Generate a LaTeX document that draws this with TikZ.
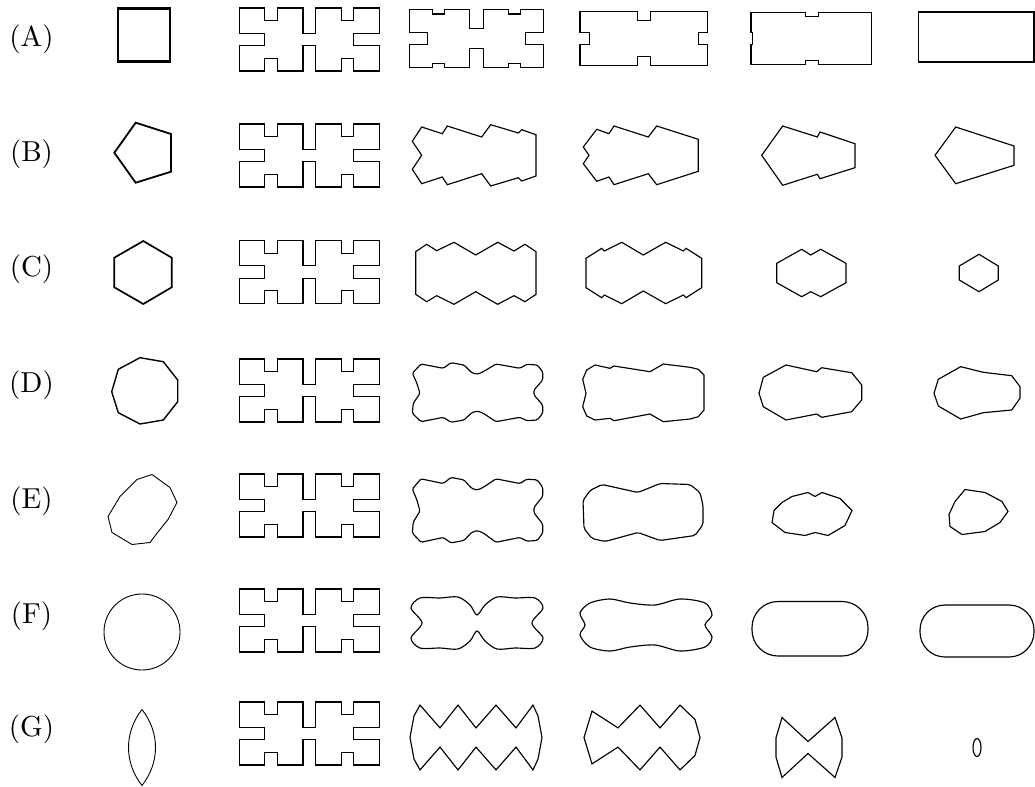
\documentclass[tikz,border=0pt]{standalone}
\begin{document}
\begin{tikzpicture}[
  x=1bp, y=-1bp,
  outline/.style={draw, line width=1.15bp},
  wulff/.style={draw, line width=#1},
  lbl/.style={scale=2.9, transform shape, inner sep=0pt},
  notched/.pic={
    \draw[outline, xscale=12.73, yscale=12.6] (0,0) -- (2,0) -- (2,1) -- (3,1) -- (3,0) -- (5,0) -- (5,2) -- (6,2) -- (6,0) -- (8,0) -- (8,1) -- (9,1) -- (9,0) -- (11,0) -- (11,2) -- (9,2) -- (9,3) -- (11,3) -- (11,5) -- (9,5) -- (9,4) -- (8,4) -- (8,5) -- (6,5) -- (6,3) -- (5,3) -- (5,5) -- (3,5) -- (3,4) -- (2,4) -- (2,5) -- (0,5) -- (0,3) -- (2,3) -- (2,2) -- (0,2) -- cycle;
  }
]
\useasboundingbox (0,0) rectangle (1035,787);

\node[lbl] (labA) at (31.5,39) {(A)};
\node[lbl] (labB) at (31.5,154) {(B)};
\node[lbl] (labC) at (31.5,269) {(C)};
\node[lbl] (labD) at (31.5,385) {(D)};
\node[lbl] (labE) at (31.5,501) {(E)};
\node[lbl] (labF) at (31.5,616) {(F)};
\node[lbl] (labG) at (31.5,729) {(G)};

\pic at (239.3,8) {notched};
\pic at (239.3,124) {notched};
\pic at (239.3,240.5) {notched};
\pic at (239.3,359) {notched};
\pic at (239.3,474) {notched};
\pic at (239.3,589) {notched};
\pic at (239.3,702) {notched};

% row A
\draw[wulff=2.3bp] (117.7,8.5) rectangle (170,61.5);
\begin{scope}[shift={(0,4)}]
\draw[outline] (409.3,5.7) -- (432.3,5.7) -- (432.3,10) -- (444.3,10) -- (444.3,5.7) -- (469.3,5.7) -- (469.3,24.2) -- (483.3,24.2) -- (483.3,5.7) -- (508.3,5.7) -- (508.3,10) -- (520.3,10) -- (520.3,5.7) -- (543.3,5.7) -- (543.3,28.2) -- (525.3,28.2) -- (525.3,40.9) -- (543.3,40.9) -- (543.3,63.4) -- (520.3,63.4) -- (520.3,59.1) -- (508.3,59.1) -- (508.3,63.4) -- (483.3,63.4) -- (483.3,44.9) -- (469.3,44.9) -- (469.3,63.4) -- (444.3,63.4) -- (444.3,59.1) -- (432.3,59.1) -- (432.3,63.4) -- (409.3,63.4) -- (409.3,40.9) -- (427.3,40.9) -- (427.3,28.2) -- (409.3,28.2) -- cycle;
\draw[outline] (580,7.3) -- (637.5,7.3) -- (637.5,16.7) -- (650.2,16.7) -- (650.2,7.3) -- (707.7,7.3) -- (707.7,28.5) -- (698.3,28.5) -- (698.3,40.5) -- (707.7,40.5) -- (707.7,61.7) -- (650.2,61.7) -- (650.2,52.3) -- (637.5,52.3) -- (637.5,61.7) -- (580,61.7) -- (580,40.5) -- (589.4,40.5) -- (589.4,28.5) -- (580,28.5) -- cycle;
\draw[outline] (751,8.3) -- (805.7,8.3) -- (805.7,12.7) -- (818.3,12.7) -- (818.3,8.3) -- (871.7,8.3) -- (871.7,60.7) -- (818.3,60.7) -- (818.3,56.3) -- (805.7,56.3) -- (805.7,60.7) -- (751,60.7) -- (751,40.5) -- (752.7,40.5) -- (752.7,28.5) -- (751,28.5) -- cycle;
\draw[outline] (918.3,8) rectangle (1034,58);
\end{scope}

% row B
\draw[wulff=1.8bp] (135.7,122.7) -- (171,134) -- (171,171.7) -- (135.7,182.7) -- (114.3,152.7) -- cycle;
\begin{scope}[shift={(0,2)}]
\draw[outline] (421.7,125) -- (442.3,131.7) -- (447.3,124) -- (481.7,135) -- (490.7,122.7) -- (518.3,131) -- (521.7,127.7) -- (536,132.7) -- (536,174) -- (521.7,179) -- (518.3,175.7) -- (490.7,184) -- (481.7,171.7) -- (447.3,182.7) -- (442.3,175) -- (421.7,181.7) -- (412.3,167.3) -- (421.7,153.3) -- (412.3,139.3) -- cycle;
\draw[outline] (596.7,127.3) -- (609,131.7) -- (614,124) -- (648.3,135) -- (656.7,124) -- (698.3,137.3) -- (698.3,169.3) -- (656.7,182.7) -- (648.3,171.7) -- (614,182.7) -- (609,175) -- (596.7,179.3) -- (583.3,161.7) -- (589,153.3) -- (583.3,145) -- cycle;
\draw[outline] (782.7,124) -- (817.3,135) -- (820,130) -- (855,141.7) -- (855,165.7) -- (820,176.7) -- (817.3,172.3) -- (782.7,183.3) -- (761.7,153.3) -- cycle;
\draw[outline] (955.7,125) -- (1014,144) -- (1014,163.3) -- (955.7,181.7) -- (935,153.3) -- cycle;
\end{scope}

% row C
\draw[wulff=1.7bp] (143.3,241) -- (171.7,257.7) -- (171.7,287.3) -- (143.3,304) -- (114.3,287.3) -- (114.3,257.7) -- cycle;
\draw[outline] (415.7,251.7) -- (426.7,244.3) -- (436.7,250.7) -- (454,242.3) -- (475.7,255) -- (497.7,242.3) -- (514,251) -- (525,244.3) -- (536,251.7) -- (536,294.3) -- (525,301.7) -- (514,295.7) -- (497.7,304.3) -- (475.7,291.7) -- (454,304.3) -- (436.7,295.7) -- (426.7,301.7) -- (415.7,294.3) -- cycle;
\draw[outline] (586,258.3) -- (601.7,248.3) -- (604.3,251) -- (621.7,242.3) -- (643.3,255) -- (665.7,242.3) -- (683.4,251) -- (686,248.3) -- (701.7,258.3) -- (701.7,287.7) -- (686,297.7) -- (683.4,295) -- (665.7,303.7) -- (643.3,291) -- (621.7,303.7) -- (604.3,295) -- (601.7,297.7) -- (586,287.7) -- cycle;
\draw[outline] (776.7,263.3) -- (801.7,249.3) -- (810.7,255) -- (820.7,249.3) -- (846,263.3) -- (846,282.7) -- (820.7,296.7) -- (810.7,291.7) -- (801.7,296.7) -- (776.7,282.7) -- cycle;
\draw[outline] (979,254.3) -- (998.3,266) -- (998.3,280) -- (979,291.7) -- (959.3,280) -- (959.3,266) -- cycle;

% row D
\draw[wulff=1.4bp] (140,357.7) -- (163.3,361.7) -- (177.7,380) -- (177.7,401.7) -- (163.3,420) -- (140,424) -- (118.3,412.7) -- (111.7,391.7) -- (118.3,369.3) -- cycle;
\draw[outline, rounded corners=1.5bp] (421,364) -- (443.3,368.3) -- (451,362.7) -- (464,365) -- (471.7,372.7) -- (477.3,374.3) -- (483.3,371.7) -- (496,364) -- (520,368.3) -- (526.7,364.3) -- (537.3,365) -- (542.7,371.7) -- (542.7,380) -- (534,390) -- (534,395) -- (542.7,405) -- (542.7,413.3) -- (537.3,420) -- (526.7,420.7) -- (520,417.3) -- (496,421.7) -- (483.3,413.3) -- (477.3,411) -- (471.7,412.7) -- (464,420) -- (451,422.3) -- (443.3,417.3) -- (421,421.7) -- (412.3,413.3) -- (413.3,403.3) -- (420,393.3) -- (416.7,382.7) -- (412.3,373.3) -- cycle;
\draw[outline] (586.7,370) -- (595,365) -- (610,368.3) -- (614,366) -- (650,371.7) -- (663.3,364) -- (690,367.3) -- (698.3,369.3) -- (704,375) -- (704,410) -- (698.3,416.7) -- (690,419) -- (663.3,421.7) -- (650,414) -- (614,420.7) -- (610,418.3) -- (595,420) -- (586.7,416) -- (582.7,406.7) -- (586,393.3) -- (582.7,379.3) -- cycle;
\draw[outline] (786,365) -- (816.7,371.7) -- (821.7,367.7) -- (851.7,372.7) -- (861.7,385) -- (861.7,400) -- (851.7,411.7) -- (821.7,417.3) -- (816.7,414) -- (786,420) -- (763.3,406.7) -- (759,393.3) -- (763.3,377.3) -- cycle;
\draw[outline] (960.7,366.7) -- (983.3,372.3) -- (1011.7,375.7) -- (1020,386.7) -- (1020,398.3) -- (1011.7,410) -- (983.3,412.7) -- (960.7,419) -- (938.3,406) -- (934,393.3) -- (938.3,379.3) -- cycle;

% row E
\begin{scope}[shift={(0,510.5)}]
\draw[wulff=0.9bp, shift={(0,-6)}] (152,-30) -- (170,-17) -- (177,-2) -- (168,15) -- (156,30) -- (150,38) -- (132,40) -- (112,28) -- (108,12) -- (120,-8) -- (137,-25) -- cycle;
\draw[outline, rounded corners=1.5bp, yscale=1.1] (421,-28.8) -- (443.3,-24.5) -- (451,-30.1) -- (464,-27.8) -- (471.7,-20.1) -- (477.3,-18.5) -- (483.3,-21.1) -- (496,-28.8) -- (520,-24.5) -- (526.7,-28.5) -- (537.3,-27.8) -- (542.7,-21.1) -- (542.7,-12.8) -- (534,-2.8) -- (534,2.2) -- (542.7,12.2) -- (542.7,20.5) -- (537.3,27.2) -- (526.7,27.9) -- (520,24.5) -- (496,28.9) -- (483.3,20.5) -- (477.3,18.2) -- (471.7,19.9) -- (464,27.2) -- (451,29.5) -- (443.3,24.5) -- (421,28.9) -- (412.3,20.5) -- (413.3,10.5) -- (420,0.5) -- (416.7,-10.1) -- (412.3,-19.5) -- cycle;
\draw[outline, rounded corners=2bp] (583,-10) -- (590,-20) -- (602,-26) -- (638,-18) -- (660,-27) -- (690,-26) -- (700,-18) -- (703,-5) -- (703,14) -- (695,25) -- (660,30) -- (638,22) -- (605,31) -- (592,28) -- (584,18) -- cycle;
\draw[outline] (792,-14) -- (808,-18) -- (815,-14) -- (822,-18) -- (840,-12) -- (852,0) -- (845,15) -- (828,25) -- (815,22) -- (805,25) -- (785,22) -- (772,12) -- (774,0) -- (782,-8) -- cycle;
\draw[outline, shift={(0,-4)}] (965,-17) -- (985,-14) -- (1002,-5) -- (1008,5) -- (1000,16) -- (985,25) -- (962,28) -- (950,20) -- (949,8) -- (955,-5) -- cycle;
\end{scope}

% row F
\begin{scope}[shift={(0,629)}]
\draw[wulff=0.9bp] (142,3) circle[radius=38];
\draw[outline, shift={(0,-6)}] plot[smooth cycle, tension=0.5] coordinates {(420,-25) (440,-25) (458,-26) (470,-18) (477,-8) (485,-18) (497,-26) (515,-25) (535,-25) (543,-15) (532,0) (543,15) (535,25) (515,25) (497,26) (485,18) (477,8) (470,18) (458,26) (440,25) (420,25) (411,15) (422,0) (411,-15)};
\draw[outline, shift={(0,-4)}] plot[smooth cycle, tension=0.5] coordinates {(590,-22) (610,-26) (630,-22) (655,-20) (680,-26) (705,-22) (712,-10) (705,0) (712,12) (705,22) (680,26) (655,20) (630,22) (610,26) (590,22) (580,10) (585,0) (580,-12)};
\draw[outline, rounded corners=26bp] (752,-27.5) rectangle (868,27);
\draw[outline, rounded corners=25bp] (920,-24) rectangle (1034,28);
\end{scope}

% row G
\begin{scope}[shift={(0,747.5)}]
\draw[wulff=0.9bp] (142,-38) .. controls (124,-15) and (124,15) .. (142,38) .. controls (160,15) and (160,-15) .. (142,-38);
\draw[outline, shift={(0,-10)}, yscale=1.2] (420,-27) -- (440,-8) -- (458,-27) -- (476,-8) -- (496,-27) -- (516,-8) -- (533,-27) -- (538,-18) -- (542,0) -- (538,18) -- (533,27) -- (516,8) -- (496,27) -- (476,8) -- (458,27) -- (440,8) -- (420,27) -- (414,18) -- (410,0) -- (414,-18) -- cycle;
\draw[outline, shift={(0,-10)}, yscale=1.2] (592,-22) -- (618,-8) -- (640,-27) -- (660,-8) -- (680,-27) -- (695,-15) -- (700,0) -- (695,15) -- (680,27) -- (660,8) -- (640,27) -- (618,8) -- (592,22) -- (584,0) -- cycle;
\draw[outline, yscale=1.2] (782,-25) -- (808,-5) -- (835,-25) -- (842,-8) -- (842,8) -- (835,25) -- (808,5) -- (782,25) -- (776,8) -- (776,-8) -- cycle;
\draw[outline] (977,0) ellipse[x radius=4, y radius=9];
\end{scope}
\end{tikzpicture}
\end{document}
· · · ·
**WRITTEN REQUEST**: Up to and including the line with "(labG) at (31.5,729)", copy the data above from its first line. Skip pictures.

**ANSWER BELOW**:
Generate a LaTeX document that draws this with TikZ.
\documentclass[tikz,border=0pt]{standalone}
\begin{document}
\begin{tikzpicture}[
  x=1bp, y=-1bp,
  outline/.style={draw, line width=1.15bp},
  wulff/.style={draw, line width=#1},
  lbl/.style={scale=2.9, transform shape, inner sep=0pt},
  notched/.pic={
    \draw[outline, xscale=12.73, yscale=12.6] (0,0) -- (2,0) -- (2,1) -- (3,1) -- (3,0) -- (5,0) -- (5,2) -- (6,2) -- (6,0) -- (8,0) -- (8,1) -- (9,1) -- (9,0) -- (11,0) -- (11,2) -- (9,2) -- (9,3) -- (11,3) -- (11,5) -- (9,5) -- (9,4) -- (8,4) -- (8,5) -- (6,5) -- (6,3) -- (5,3) -- (5,5) -- (3,5) -- (3,4) -- (2,4) -- (2,5) -- (0,5) -- (0,3) -- (2,3) -- (2,2) -- (0,2) -- cycle;
  }
]
\useasboundingbox (0,0) rectangle (1035,787);

\node[lbl] (labA) at (31.5,39) {(A)};
\node[lbl] (labB) at (31.5,154) {(B)};
\node[lbl] (labC) at (31.5,269) {(C)};
\node[lbl] (labD) at (31.5,385) {(D)};
\node[lbl] (labE) at (31.5,501) {(E)};
\node[lbl] (labF) at (31.5,616) {(F)};
\node[lbl] (labG) at (31.5,729) {(G)};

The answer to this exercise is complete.